In the three or four days I spent in the hospital, I had time to think. I had come as close to death as anyone is ever likely to and moments – seconds – like that make you concentrate. I was seventeen. My family were gone. I was alone. But it hadn’t always been like that. Once – and it was actually only four years ago – there had been a magic time when no one thought or spoke of death. It was a time of life. It was my childhood.
1
The Garden of Eden
It’s the little things I remember – the singing of the birds in the high woods; the taste of the blackberries, wild and sweet by the roadside; and over it all, under a sky that seemed forever blue, the heady scent of the pine trees. I remember the rutted roads and the smell and rattle of the bus that took us there – eighty kilometres through a magic land; the furthest I had travelled in my life.
It was summer, of course, when we went there – just a holiday like any other. But not like any other. Summers like that would not come again, except in my fondest dreams. Summers that should have faded from my memory but refused to fade.
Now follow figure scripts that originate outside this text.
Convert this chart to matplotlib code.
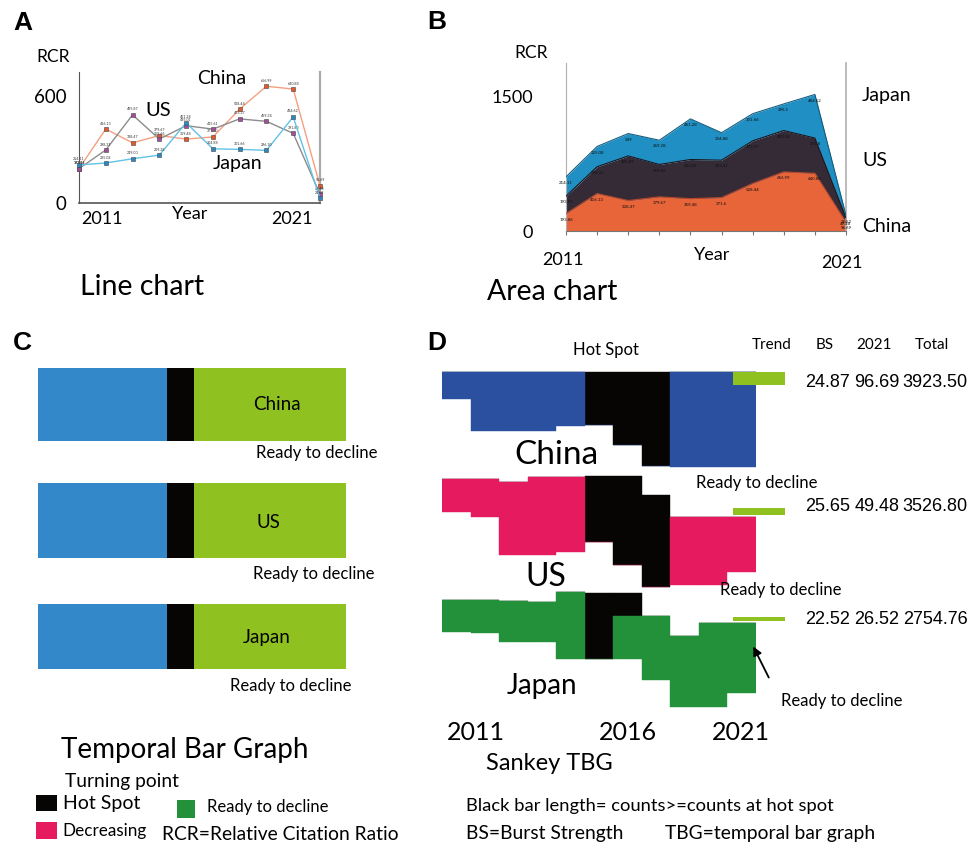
import matplotlib
matplotlib.use("Agg")
import matplotlib.pyplot as plt
from matplotlib.patches import Rectangle, FancyArrowPatch
import numpy as np

# ---------------------------------------------------------------- data
points = np.arange(10)                      # yearly observations, 2011 -> 2021
rcr_china = [193.86, 416.13, 338.47, 379.67, 359.48, 371.60, 528.44, 656.99, 640.88, 96.69]
rcr_us = [193.51, 298.31, 495.87, 359.66, 435.01, 415.61, 473.37, 459.34, 391.80, 49.48]
rcr_japan = [214.11, 225.08, 249.00, 269.28, 451.28, 304.88, 301.66, 296.10, 484.62, 26.52]

countries = ["China", "US", "Japan"]
burst_strength = [24.87, 25.65, 22.52]
rcr_2021 = [96.69, 49.48, 26.52]
rcr_total = [3923.50, 3526.80, 2754.76]

# temporal bar graph: years before hot spot, hot spot, after hot spot
tbg_before = [4.91, 4.91, 4.91]
tbg_hot = [1.0, 1.0, 1.0]
tbg_after = [5.76, 5.76, 5.76]

# Sankey TBG flows per year (upper edge, end of hot-spot part, lower edge)
sankey_years = np.arange(2011, 2022)
china_upper = [12, 12, 12, 12, 12, 12, 12, 12, 12, 12, 12]
china_hot_to = [12, 12, 12, 12, 12, 65, 85, 106, 12, 12, 12]
china_lower = [39, 71, 71, 71, 66, 65, 85, 106, 107, 107, 107]
us_upper = [119, 119, 122, 117, 117, 116, 116, 135, 157, 157, 157]
us_hot_to = [119, 119, 122, 117, 117, 182, 205, 227, 157, 157, 157]
us_lower = [152, 157, 195, 195, 192, 182, 205, 227, 225, 225, 212]
japan_upper = [240, 240, 241, 242, 232, 233, 233, 256, 276, 263, 263]
japan_hot_to = [240, 240, 241, 242, 232, 299, 256, 256, 276, 263, 263]
japan_lower = [272, 273, 282, 282, 299, 299, 299, 320, 347, 347, 333]
trend_top = [12, 148, 257]

# ---------------------------------------------------------------- figure
W, H = 974, 850
fig = plt.figure(figsize=(W / 100, H / 100), dpi=100)
plt.rcParams['font.family'] = ['Lato', 'DejaVu Sans']

C_ORANGE = '#e8653a'
C_DARK = '#352b36'
C_BLUE = '#1f8fc4'
C_TBG_BLUE = '#3288c8'
C_TBG_GREEN = '#8fc220'
C_BLACK = '#070404'
C_CHINA = '#2c50a0'
C_US = '#e61a5f'
C_JAPAN = '#22913a'


def box(x0, y0, x1, y1):
    return fig.add_axes([x0 / W, 1 - y1 / H, (x1 - x0) / W, (y1 - y0) / H])


def txt(x, y, s, size=11, ha='center', va='center', **kw):
    fig.text(x / W, 1 - y / H, s, fontsize=size, ha=ha, va=va, **kw)


def letter(x, y, s):
    txt(x, y, s, size=19, weight='bold', family=['Liberation Sans', 'DejaVu Sans'])


# ---------------------------------------------------------------- A: line chart
axA = box(79, 72, 320, 203)
axA.set_xlim(0, 9)
axA.set_ylim(0, 737)
line_styles = [(rcr_china, '#f4a080', '#e2582a'),
               (rcr_us, '#8c8c8c', '#a54d9c'),
               (rcr_japan, '#62c2e6', '#2a89c1')]
for vals, lc, mc in line_styles:
    axA.plot(points, vals, color=lc, lw=1.0, marker='s', ms=3.5,
             mfc=mc, mec='#444444', mew=0.4, clip_on=False, zorder=3)
    for xv, v in zip(points, vals):
        axA.annotate(f'{v:.2f}', (xv, v), xytext=(0, 2.5), textcoords='offset points',
                     fontsize=2.6, ha='center', va='bottom', color='#333333')
axA.spines['top'].set_visible(False)
axA.spines['left'].set_color('#555555')
axA.spines['left'].set_linewidth(0.8)
axA.spines['bottom'].set_color('#555555')
axA.spines['bottom'].set_linewidth(1.2)
axA.spines['right'].set_color('#aaaaaa')
axA.spines['right'].set_linewidth(1.6)
axA.set_yticks([0, 600])
axA.set_yticklabels(['0', '600'], fontsize=13.5)
axA.tick_params(axis='y', length=0, pad=9)
axA.set_xticks([0.86, 7.95])
axA.set_xticklabels(['2011', '2021'], fontsize=13)
axA.tick_params(axis='x', length=0, pad=6)

txt(53, 57, 'RCR', size=12.5)
txt(222, 78, 'China', size=14)
txt(158, 110, 'US', size=14.5)
txt(238, 163, 'Japan', size=14)
txt(190, 214, 'Year', size=13)
txt(80, 287, 'Line chart', size=20.5, ha='left')
letter(23, 23, 'A')

# ---------------------------------------------------------------- B: area chart
axB = box(566, 63, 846, 231)
axB.set_xlim(0, 9)
axB.set_ylim(0, 1867)
base = np.zeros(len(points))
for vals, fc, ec in [(rcr_china, C_ORANGE, '#b9482a'),
                     (rcr_us, C_DARK, '#1c161d'),
                     (rcr_japan, C_BLUE, '#155d7e')]:
    top = base + np.array(vals)
    axB.fill_between(points, base, top, color=fc, lw=0, zorder=2)
    axB.plot(points, top, color=ec, lw=0.8, zorder=3)
    for xv, t, v in zip(points, top, vals):
        axB.annotate(f'{v:.2f}'.rstrip('0').rstrip('.'), (xv, t), xytext=(0, -3),
                     textcoords='offset points', fontsize=3.2, ha='center', va='top',
                     color='#111111', zorder=4)
    base = top
axB.spines['top'].set_visible(False)
axB.spines['left'].set_color('#b0b0b0')
axB.spines['right'].set_color('#b0b0b0')
axB.spines['right'].set_linewidth(1.2)
axB.spines['bottom'].set_color('#777777')
axB.set_xticks(points)
axB.set_xticklabels([])
axB.tick_params(axis='x', length=3, color='#777777', direction='out')
axB.set_yticks([0, 1500])
axB.set_yticklabels(['0', '1500'], fontsize=13)
axB.tick_params(axis='y', length=0, pad=24)

txt(531, 53, 'RCR', size=12.5)
txt(563, 260, '2011', size=13)
txt(712, 255, 'Year', size=13)
txt(842, 263, '2021', size=13)
txt(862, 95, 'Japan', size=14, ha='left')
txt(862, 160, 'US', size=14, ha='left')
txt(862, 227, 'China', size=14, ha='left')
txt(487, 292, 'Area chart', size=20.5, ha='left')
letter(437, 22, 'B')

# ---------------------------------------------------------------- C: temporal bar graph
axC = box(37.7, 368, 345.7, 669.3)
rows = np.arange(len(countries))
row_h = [0.625, 0.64, 0.56]
axC.set_ylim(2.28, -0.313)
axC.set_xlim(0, tbg_before[0] + tbg_hot[0] + tbg_after[0])
axC.barh(rows, tbg_before, height=row_h, color=C_TBG_BLUE, lw=0)
axC.barh(rows, tbg_hot, left=tbg_before, height=row_h, color=C_BLACK, lw=0)
axC.barh(rows, tbg_after, left=np.add(tbg_before, tbg_hot), height=row_h,
         color=C_TBG_GREEN, lw=0)
axC.axis('off')

txt(277, 405, 'China', size=13.5)
txt(268, 523, 'US', size=13.5)
txt(267, 637, 'Japan', size=13.5)
txt(317, 453, 'Ready to decline', size=12)
txt(314, 574, 'Ready to decline', size=12)
txt(291, 686, 'Ready to decline', size=12)
txt(185, 750, 'Temporal Bar Graph', size=20)
letter(22, 343, 'C')

# legend for C
txt(65, 782, 'Turning point', size=13.8, ha='left')
fig.add_artist(Rectangle((36 / W, 1 - 811 / H), 21 / W, 16 / H, transform=fig.transFigure,
                         color=C_BLACK, lw=0))
txt(63, 803, 'Hot Spot', size=14, ha='left')
fig.add_artist(Rectangle((36 / W, 1 - 839 / H), 21 / W, 17 / H, transform=fig.transFigure,
                         color=C_US, lw=0))
txt(62, 831, 'Decreasing', size=12.3, ha='left')
fig.add_artist(Rectangle((177 / W, 1 - 818 / H), 18 / W, 18 / H, transform=fig.transFigure,
                         color=C_JAPAN, lw=0))
txt(207, 807, 'Ready to decline', size=12, ha='left')
txt(162, 835, 'RCR=Relative Citation Ratio', size=13.9, ha='left')

# ---------------------------------------------------------------- D: Sankey TBG
axD = box(442, 360, 756, 710)
axD.set_xlim(2010.5, 2021.5)
axD.set_ylim(350, 0)
for upper, hot_to, lower, col in [(china_upper, china_hot_to, china_lower, C_CHINA),
                                  (us_upper, us_hot_to, us_lower, C_US),
                                  (japan_upper, japan_hot_to, japan_lower, C_JAPAN)]:
    up = np.array(upper)
    ht = np.array(hot_to)
    lo = np.array(lower)
    axD.bar(sankey_years, ht - up, bottom=up, width=1.0, color=C_BLACK,
            edgecolor=C_BLACK, lw=0.3)
    axD.bar(sankey_years, lo - ht, bottom=ht, width=1.0, color=col,
            edgecolor=col, lw=0.3)

# trend bars: thickness follows the 2021 RCR
trend_scale = 0.135
for t, v in zip(trend_top, rcr_2021):
    h = v * trend_scale
    axD.barh(t + h / 2, 1.83, left=2020.69, height=h, color=C_TBG_GREEN,
             lw=0, clip_on=False, zorder=4)
axD.axis('off')

txt(606, 350, 'Hot Spot', size=12)
txt(772, 345, 'Trend', size=11)
txt(825, 345, 'BS', size=11)
txt(874, 345, '2021', size=11)
txt(932, 345, 'Total', size=11)
num_font = ['Liberation Sans', 'DejaVu Sans']
for yy, bs, v21, tot in zip([382, 506, 619], burst_strength, rcr_2021, rcr_total):
    txt(828, yy, f'{bs:.2f}', size=13, family=num_font)
    txt(877, yy, f'{v21:.2f}', size=13, family=num_font)
    txt(935, yy, f'{tot:.2f}', size=13, family=num_font)

txt(556, 455, 'China', size=24)
txt(546, 577, 'US', size=23)
txt(542, 686, 'Japan', size=20)
txt(757, 483, 'Ready to decline', size=12)
txt(781, 590, 'Ready to decline', size=12)
txt(842, 701, 'Ready to decline', size=12)
fig.add_artist(FancyArrowPatch((770 / W, 1 - 680 / H), (752 / W, 1 - 644 / H),
                               transform=fig.transFigure, arrowstyle='-|>',
                               mutation_scale=13, color='black', lw=1.3))
txt(476, 732, '2011', size=18)
txt(628, 732, '2016', size=18)
txt(741, 732, '2021', size=18)
txt(549, 763, 'Sankey TBG', size=17)
txt(466, 806, 'Black bar length= counts>=counts at hot spot', size=13.2, ha='left')
txt(466, 833, 'BS=Burst Strength', size=13.9, ha='left')
txt(665, 833, 'TBG=temporal bar graph', size=13.9, ha='left')
letter(437, 343, 'D')

fig.savefig('out.png', dpi=100)
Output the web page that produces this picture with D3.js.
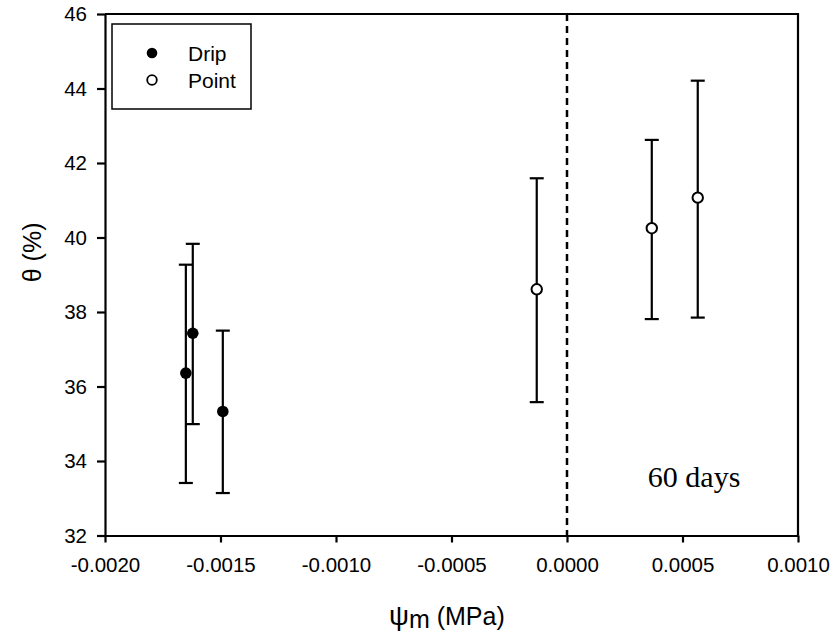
<!DOCTYPE html>
<html>
<head>
<meta charset="utf-8">
<script src="https://cdn.jsdelivr.net/npm/d3@7"></script>
<style>
  body { margin: 0; background: #fff; }
  svg { display: block; }
  .axis path, .axis line { stroke: #000; stroke-width: 2.2; }
  .axis text { font-family: "Liberation Sans", Arial, sans-serif; font-size: 20.5px; fill: #000; }
</style>
</head>
<body>
<svg id="chart"></svg>
<script>
// values
const dripX = [-0.00165, -0.00162, -0.00149]
const dripY = [36.36, 37.43, 35.33]
const dripLo = [33.41, 34.99, 33.14]
const dripHi = [39.27, 39.83, 37.50]

const pointX = [-0.000131, 0.000367, 0.000566]
const pointY = [38.61, 40.25, 41.07]
const pointLo = [35.58, 37.81, 37.85]
const pointHi = [41.59, 42.62, 44.21]

const xTicks = [-0.0020, -0.0015, -0.0010, -0.0005, 0.0000, 0.0005, 0.0010]
const yTicks = [32, 34, 36, 38, 40, 42, 44, 46]
const seriesNames = ['Drip', 'Point']
const refLineX = 0

class ErrorPlot {

    constructor(_config) {
        this.config = {
            parentElement: _config.parentElement,
            containerWidth: _config.containerWidth || 833,
            containerHeight: _config.containerHeight || 638,
            margin: { top: 14, right: 35, bottom: 102.5, left: 105 }
        }

        this.series = [
            { name: seriesNames[0], filled: true, rows: dripX.map((x, i) => ({ x, y: dripY[i], lo: dripLo[i], hi: dripHi[i] })) },
            { name: seriesNames[1], filled: false, rows: pointX.map((x, i) => ({ x, y: pointY[i], lo: pointLo[i], hi: pointHi[i] })) }
        ]

        this.initVis()
    }

    initVis() {
        let vis = this

        vis.width = vis.config.containerWidth - vis.config.margin.left - vis.config.margin.right
        vis.height = vis.config.containerHeight - vis.config.margin.top - vis.config.margin.bottom

        vis.svg = d3.select(vis.config.parentElement)
            .attr('width', vis.config.containerWidth)
            .attr('height', vis.config.containerHeight)

        vis.chart = vis.svg.append('g')
            .attr('transform', `translate(${vis.config.margin.left}, ${vis.config.margin.top})`)

        vis.xScale = d3.scaleLinear()
            .domain([xTicks[0], xTicks[xTicks.length - 1]])
            .range([0, vis.width])

        vis.yScale = d3.scaleLinear()
            .domain([yTicks[0], yTicks[yTicks.length - 1]])
            .range([vis.height, 0])

        vis.xAxis = d3.axisBottom(vis.xScale)
            .tickValues(xTicks)
            .tickFormat(d3.format('.4f'))
            .tickSize(7)
            .tickPadding(15)
            .tickSizeOuter(0)

        vis.yAxis = d3.axisLeft(vis.yScale)
            .tickValues(yTicks)
            .tickFormat(d3.format('d'))
            .tickSize(8)
            .tickPadding(10)
            .tickSizeOuter(0)

        vis.xAxisGroup = vis.chart.append('g')
            .attr('class', 'axis x-axis')
            .attr('transform', `translate(0, ${vis.height})`)

        vis.yAxisGroup = vis.chart.append('g')
            .attr('class', 'axis y-axis')

        // top and right frame
        vis.chart.append('path')
            .attr('d', `M0,0H${vis.width}V${vis.height}`)
            .attr('fill', 'none')
            .attr('stroke', '#000')
            .attr('stroke-width', 2.2)

        vis.chart.append('line')
            .attr('x1', vis.xScale(refLineX))
            .attr('x2', vis.xScale(refLineX))
            .attr('y1', 0)
            .attr('y2', vis.height)
            .attr('stroke', '#000')
            .attr('stroke-width', 2.5)
            .attr('stroke-dasharray', '7,5')

        vis.renderVis()
    }

    renderVis() {
        let vis = this
        const cap = 7

        vis.xAxisGroup.call(vis.xAxis)
        vis.yAxisGroup.call(vis.yAxis)
        vis.xAxisGroup.selectAll('text').text(d => d3.format('.4f')(d).replace('−', '-'))

        const groups = vis.chart.selectAll('.series')
            .data(vis.series)
            .join('g')
                .attr('class', 'series')

        const bars = groups.selectAll('.err')
            .data(d => d.rows)
            .join('g')
                .attr('class', 'err')
                .attr('stroke', '#000')
                .attr('stroke-width', 2.2)

        bars.append('line')
            .attr('x1', d => vis.xScale(d.x))
            .attr('x2', d => vis.xScale(d.x))
            .attr('y1', d => vis.yScale(d.lo))
            .attr('y2', d => vis.yScale(d.hi))

        bars.append('line')
            .attr('x1', d => vis.xScale(d.x) - cap)
            .attr('x2', d => vis.xScale(d.x) + cap)
            .attr('y1', d => vis.yScale(d.hi))
            .attr('y2', d => vis.yScale(d.hi))

        bars.append('line')
            .attr('x1', d => vis.xScale(d.x) - cap)
            .attr('x2', d => vis.xScale(d.x) + cap)
            .attr('y1', d => vis.yScale(d.lo))
            .attr('y2', d => vis.yScale(d.lo))

        groups.each(function(s) {
            d3.select(this).selectAll('.dot')
                .data(s.rows)
                .join('circle')
                    .attr('class', 'dot')
                    .attr('cx', d => vis.xScale(d.x))
                    .attr('cy', d => vis.yScale(d.y))
                    .attr('r', s.filled ? 5.8 : 5.2)
                    .attr('fill', s.filled ? '#000' : '#fff')
                    .attr('stroke', '#000')
                    .attr('stroke-width', s.filled ? 0 : 2)
        })

        // legend
        const legend = vis.svg.append('g')
        legend.append('rect')
            .attr('x', 112).attr('y', 24)
            .attr('width', 139).attr('height', 85)
            .attr('fill', '#fff')
            .attr('stroke', '#000')
            .attr('stroke-width', 1.5)

        const items = legend.selectAll('.item')
            .data(vis.series)
            .join('g')
                .attr('class', 'item')
                .attr('transform', (d, i) => `translate(152, ${53 + i * 27})`)

        items.append('circle')
            .attr('r', d => d.filled ? 5.3 : 4.8)
            .attr('fill', d => d.filled ? '#000' : '#fff')
            .attr('stroke', '#000')
            .attr('stroke-width', d => d.filled ? 0 : 1.8)

        items.append('text')
            .attr('x', 36)
            .attr('y', 8)
            .style('font-family', '"Liberation Sans", Arial, sans-serif')
            .style('font-size', '21px')
            .text(d => d.name)

        // axis titles
        vis.svg.append('text')
            .attr('transform', `translate(41, ${vis.config.margin.top + vis.yScale(39.6)}) rotate(-90)`)
            .attr('text-anchor', 'middle')
            .style('font-family', '"Liberation Sans", Arial, sans-serif')
            .style('font-size', '25px')
            .text('θ (%)')

        const xt = vis.svg.append('text')
            .attr('x', vis.config.margin.left + vis.xScale(-0.00052))
            .attr('y', 625)
            .attr('text-anchor', 'middle')
            .style('font-family', '"Liberation Sans", Arial, sans-serif')
            .style('font-size', '25px')
        xt.append('tspan').style('font-size', '28px').text('ψ')
        xt.append('tspan').attr('dy', 3).text('m')
        xt.append('tspan').attr('dy', -3).text(' (MPa)')

        vis.chart.append('text')
            .attr('x', vis.xScale(0.00035))
            .attr('y', vis.yScale(33.3))
            .style('font-family', '"Liberation Serif", "Times New Roman", serif')
            .style('font-size', '30px')
            .text('60 days')
    }
}

new ErrorPlot({ parentElement: '#chart', containerWidth: 833, containerHeight: 638 })
</script>
</body>
</html>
Memories that may just have kept me sane in the years that followed. And I can hear them now, the friends and family crowding round, laughing, nodding, the old men tugging their beards, the women hugging us and clucking round, preparing the food. ‘Here are the relatives,’ was the first shout we’d hear, ‘from Bedzin!’ And for those few weeks, Bedzin could have been on the far side of the moon.
I can see the tables now, groaning with the food of the countryside. Butter, rich and yellow; the smetana cream, sharp and pure and richer than anything you can buy today. Cheese that melted in the mouth but bit back; the cheese with holes (Emmenthal or Jarlsberg), the schweitzer cake. Bread that smelled of Heaven dipped in smetana; pastries you’d give your right arm for. We ran through the woods, my brothers and I, running off a meal like that – Nathan, nearly a man in that last summer; Majer and Wolf, trying to keep up. Josek was too little to join us; just a babe in arms and never far from my mother’s side. We kicked a rag ball around in the long grass, rode the tough little ponies of the Polish plain, splashed each other and swam in the cool, brown water of the river, dappled with trailing willows.